* **Set task**: All of the data should be repeated exactly; pictures are not part of the copy.

::::::::::

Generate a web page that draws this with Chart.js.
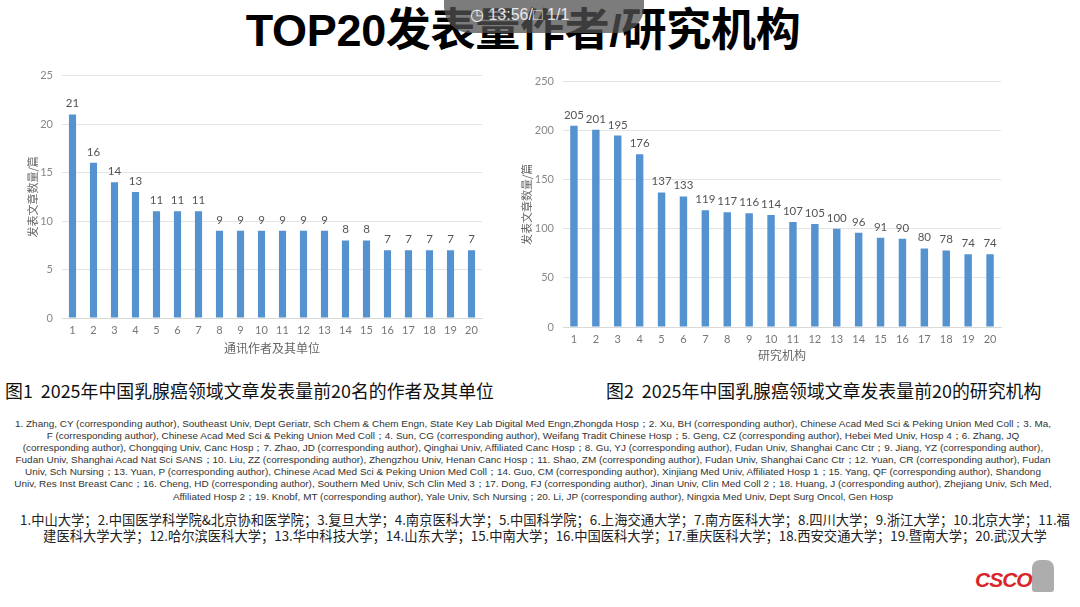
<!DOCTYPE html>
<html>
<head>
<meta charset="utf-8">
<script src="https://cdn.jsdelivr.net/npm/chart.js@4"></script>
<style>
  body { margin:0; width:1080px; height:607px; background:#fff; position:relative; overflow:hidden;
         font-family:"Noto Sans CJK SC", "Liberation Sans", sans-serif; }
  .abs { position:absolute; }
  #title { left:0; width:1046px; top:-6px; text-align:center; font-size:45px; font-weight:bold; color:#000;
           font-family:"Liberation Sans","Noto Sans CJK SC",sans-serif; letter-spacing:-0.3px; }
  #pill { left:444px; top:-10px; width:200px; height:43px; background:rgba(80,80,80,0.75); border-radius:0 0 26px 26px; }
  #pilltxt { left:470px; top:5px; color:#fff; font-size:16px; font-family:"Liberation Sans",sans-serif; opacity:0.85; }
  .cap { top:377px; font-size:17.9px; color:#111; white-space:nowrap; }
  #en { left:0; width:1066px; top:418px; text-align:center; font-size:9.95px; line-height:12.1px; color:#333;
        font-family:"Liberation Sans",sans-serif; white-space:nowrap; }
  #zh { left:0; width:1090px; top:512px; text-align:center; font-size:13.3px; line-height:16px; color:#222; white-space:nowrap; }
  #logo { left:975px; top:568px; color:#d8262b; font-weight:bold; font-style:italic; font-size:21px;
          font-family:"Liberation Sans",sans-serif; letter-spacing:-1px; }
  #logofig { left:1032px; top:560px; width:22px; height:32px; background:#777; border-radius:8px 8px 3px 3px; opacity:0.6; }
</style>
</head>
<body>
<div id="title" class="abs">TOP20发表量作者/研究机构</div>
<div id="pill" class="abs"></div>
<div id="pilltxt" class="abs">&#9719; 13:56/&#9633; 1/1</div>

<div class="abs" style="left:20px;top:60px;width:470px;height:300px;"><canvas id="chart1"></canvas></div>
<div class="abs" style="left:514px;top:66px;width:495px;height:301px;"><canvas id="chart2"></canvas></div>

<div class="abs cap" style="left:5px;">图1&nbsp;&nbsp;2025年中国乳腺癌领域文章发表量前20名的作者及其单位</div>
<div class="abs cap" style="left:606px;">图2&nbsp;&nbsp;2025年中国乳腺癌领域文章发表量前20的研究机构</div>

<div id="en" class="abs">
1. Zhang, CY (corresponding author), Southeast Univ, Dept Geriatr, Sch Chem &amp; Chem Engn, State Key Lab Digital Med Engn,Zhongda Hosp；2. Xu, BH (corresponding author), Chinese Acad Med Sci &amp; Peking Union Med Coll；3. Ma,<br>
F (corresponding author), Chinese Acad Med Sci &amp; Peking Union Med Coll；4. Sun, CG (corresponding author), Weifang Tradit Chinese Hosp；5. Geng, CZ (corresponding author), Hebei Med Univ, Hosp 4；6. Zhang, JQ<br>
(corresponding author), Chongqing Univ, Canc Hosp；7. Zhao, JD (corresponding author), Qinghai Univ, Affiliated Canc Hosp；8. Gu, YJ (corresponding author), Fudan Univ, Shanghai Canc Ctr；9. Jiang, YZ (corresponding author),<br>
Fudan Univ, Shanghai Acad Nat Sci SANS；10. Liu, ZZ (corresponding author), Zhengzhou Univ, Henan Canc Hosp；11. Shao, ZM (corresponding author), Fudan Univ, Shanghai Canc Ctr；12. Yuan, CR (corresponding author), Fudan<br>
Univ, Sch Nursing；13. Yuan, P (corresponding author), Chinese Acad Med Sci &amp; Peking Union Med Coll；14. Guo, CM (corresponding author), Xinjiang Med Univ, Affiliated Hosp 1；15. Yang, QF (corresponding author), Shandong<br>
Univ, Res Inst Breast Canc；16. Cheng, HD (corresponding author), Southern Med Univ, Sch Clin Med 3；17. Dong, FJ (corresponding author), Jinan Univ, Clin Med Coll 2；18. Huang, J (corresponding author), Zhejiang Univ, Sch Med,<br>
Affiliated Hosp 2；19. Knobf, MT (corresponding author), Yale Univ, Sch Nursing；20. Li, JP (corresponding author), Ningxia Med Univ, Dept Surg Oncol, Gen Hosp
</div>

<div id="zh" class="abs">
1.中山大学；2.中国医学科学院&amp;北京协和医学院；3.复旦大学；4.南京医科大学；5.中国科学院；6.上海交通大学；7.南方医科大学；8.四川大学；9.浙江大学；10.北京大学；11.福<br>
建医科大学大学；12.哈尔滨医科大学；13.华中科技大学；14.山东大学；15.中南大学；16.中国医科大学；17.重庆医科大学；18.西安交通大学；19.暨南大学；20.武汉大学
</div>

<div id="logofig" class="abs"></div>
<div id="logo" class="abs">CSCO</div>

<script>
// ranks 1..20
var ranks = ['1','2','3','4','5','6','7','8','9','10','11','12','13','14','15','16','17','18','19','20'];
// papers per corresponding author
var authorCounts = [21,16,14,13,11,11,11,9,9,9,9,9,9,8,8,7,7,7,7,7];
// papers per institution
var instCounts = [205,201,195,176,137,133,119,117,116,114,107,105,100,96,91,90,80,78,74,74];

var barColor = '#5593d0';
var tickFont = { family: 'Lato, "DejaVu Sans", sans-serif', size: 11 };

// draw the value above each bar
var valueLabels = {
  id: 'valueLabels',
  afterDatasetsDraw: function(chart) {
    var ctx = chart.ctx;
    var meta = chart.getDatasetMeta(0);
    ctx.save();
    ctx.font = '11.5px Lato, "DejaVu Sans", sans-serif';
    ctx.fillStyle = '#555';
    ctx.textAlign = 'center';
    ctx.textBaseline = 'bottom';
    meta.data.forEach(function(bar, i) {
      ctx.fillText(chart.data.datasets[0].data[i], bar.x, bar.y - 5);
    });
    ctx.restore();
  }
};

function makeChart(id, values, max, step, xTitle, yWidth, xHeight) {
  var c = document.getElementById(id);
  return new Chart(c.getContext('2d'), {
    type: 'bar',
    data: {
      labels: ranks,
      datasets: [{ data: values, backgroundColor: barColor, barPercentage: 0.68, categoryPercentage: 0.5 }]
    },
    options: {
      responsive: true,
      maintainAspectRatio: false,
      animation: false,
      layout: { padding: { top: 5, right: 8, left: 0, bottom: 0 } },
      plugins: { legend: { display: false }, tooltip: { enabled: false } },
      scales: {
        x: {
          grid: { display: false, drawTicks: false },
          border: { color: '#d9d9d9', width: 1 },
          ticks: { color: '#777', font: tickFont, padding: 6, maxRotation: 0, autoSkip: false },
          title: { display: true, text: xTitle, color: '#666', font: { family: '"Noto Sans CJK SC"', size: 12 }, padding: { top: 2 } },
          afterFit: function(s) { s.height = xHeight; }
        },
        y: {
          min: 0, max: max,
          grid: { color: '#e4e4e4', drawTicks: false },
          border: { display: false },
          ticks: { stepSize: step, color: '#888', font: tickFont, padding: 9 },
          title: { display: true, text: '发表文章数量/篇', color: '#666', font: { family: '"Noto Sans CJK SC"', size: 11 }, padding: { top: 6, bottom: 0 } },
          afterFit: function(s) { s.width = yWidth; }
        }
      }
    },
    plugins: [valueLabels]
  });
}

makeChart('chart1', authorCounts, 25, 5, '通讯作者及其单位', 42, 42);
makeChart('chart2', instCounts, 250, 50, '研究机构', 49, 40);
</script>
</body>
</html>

::::::::::

* **Solution below**:
Generate a web page that draws this with Chart.js.
<!DOCTYPE html>
<html>
<head>
<meta charset="utf-8">
<script src="https://cdn.jsdelivr.net/npm/chart.js@4"></script>
<style>
  body { margin:0; width:1080px; height:607px; background:#fff; position:relative; overflow:hidden;
         font-family:"Noto Sans CJK SC", "Liberation Sans", sans-serif; }
  .abs { position:absolute; }
  #title { left:0; width:1046px; top:-6px; text-align:center; font-size:45px; font-weight:bold; color:#000;
           font-family:"Liberation Sans","Noto Sans CJK SC",sans-serif; letter-spacing:-0.3px; }
  #pill { left:444px; top:-10px; width:200px; height:43px; background:rgba(80,80,80,0.75); border-radius:0 0 26px 26px; }
  #pilltxt { left:470px; top:5px; color:#fff; font-size:16px; font-family:"Liberation Sans",sans-serif; opacity:0.85; }
  .cap { top:377px; font-size:17.9px; color:#111; white-space:nowrap; }
  #en { left:0; width:1066px; top:418px; text-align:center; font-size:9.95px; line-height:12.1px; color:#333;
        font-family:"Liberation Sans",sans-serif; white-space:nowrap; }
  #zh { left:0; width:1090px; top:512px; text-align:center; font-size:13.3px; line-height:16px; color:#222; white-space:nowrap; }
  #logo { left:975px; top:568px; color:#d8262b; font-weight:bold; font-style:italic; font-size:21px;
          font-family:"Liberation Sans",sans-serif; letter-spacing:-1px; }
  #logofig { left:1032px; top:560px; width:22px; height:32px; background:#777; border-radius:8px 8px 3px 3px; opacity:0.6; }
</style>
</head>
<body>
<div id="title" class="abs">TOP20发表量作者/研究机构</div>
<div id="pill" class="abs"></div>
<div id="pilltxt" class="abs">&#9719; 13:56/&#9633; 1/1</div>

<div class="abs" style="left:20px;top:60px;width:470px;height:300px;"><canvas id="chart1"></canvas></div>
<div class="abs" style="left:514px;top:66px;width:495px;height:301px;"><canvas id="chart2"></canvas></div>

<div class="abs cap" style="left:5px;">图1&nbsp;&nbsp;2025年中国乳腺癌领域文章发表量前20名的作者及其单位</div>
<div class="abs cap" style="left:606px;">图2&nbsp;&nbsp;2025年中国乳腺癌领域文章发表量前20的研究机构</div>

<div id="en" class="abs">
1. Zhang, CY (corresponding author), Southeast Univ, Dept Geriatr, Sch Chem &amp; Chem Engn, State Key Lab Digital Med Engn,Zhongda Hosp；2. Xu, BH (corresponding author), Chinese Acad Med Sci &amp; Peking Union Med Coll；3. Ma,<br>
F (corresponding author), Chinese Acad Med Sci &amp; Peking Union Med Coll；4. Sun, CG (corresponding author), Weifang Tradit Chinese Hosp；5. Geng, CZ (corresponding author), Hebei Med Univ, Hosp 4；6. Zhang, JQ<br>
(corresponding author), Chongqing Univ, Canc Hosp；7. Zhao, JD (corresponding author), Qinghai Univ, Affiliated Canc Hosp；8. Gu, YJ (corresponding author), Fudan Univ, Shanghai Canc Ctr；9. Jiang, YZ (corresponding author),<br>
Fudan Univ, Shanghai Acad Nat Sci SANS；10. Liu, ZZ (corresponding author), Zhengzhou Univ, Henan Canc Hosp；11. Shao, ZM (corresponding author), Fudan Univ, Shanghai Canc Ctr；12. Yuan, CR (corresponding author), Fudan<br>
Univ, Sch Nursing；13. Yuan, P (corresponding author), Chinese Acad Med Sci &amp; Peking Union Med Coll；14. Guo, CM (corresponding author), Xinjiang Med Univ, Affiliated Hosp 1；15. Yang, QF (corresponding author), Shandong<br>
Univ, Res Inst Breast Canc；16. Cheng, HD (corresponding author), Southern Med Univ, Sch Clin Med 3；17. Dong, FJ (corresponding author), Jinan Univ, Clin Med Coll 2；18. Huang, J (corresponding author), Zhejiang Univ, Sch Med,<br>
Affiliated Hosp 2；19. Knobf, MT (corresponding author), Yale Univ, Sch Nursing；20. Li, JP (corresponding author), Ningxia Med Univ, Dept Surg Oncol, Gen Hosp
</div>

<div id="zh" class="abs">
1.中山大学；2.中国医学科学院&amp;北京协和医学院；3.复旦大学；4.南京医科大学；5.中国科学院；6.上海交通大学；7.南方医科大学；8.四川大学；9.浙江大学；10.北京大学；11.福<br>
建医科大学大学；12.哈尔滨医科大学；13.华中科技大学；14.山东大学；15.中南大学；16.中国医科大学；17.重庆医科大学；18.西安交通大学；19.暨南大学；20.武汉大学
</div>

<div id="logofig" class="abs"></div>
<div id="logo" class="abs">CSCO</div>

<script>
// ranks 1..20
var ranks = ['1','2','3','4','5','6','7','8','9','10','11','12','13','14','15','16','17','18','19','20'];
// papers per corresponding author
var authorCounts = [21,16,14,13,11,11,11,9,9,9,9,9,9,8,8,7,7,7,7,7];
// papers per institution
var instCounts = [205,201,195,176,137,133,119,117,116,114,107,105,100,96,91,90,80,78,74,74];

var barColor = '#5593d0';
var tickFont = { family: 'Lato, "DejaVu Sans", sans-serif', size: 11 };

// draw the value above each bar
var valueLabels = {
  id: 'valueLabels',
  afterDatasetsDraw: function(chart) {
    var ctx = chart.ctx;
    var meta = chart.getDatasetMeta(0);
    ctx.save();
    ctx.font = '11.5px Lato, "DejaVu Sans", sans-serif';
    ctx.fillStyle = '#555';
    ctx.textAlign = 'center';
    ctx.textBaseline = 'bottom';
    meta.data.forEach(function(bar, i) {
      ctx.fillText(chart.data.datasets[0].data[i], bar.x, bar.y - 5);
    });
    ctx.restore();
  }
};

function makeChart(id, values, max, step, xTitle, yWidth, xHeight) {
  var c = document.getElementById(id);
  return new Chart(c.getContext('2d'), {
    type: 'bar',
    data: {
      labels: ranks,
      datasets: [{ data: values, backgroundColor: barColor, barPercentage: 0.68, categoryPercentage: 0.5 }]
    },
    options: {
      responsive: true,
      maintainAspectRatio: false,
      animation: false,
      layout: { padding: { top: 5, right: 8, left: 0, bottom: 0 } },
      plugins: { legend: { display: false }, tooltip: { enabled: false } },
      scales: {
        x: {
          grid: { display: false, drawTicks: false },
          border: { color: '#d9d9d9', width: 1 },
          ticks: { color: '#777', font: tickFont, padding: 6, maxRotation: 0, autoSkip: false },
          title: { display: true, text: xTitle, color: '#666', font: { family: '"Noto Sans CJK SC"', size: 12 }, padding: { top: 2 } },
          afterFit: function(s) { s.height = xHeight; }
        },
        y: {
          min: 0, max: max,
          grid: { color: '#e4e4e4', drawTicks: false },
          border: { display: false },
          ticks: { stepSize: step, color: '#888', font: tickFont, padding: 9 },
          title: { display: true, text: '发表文章数量/篇', color: '#666', font: { family: '"Noto Sans CJK SC"', size: 11 }, padding: { top: 6, bottom: 0 } },
          afterFit: function(s) { s.width = yWidth; }
        }
      }
    },
    plugins: [valueLabels]
  });
}

makeChart('chart1', authorCounts, 25, 5, '通讯作者及其单位', 42, 42);
makeChart('chart2', instCounts, 250, 50, '研究机构', 49, 40);
</script>
</body>
</html>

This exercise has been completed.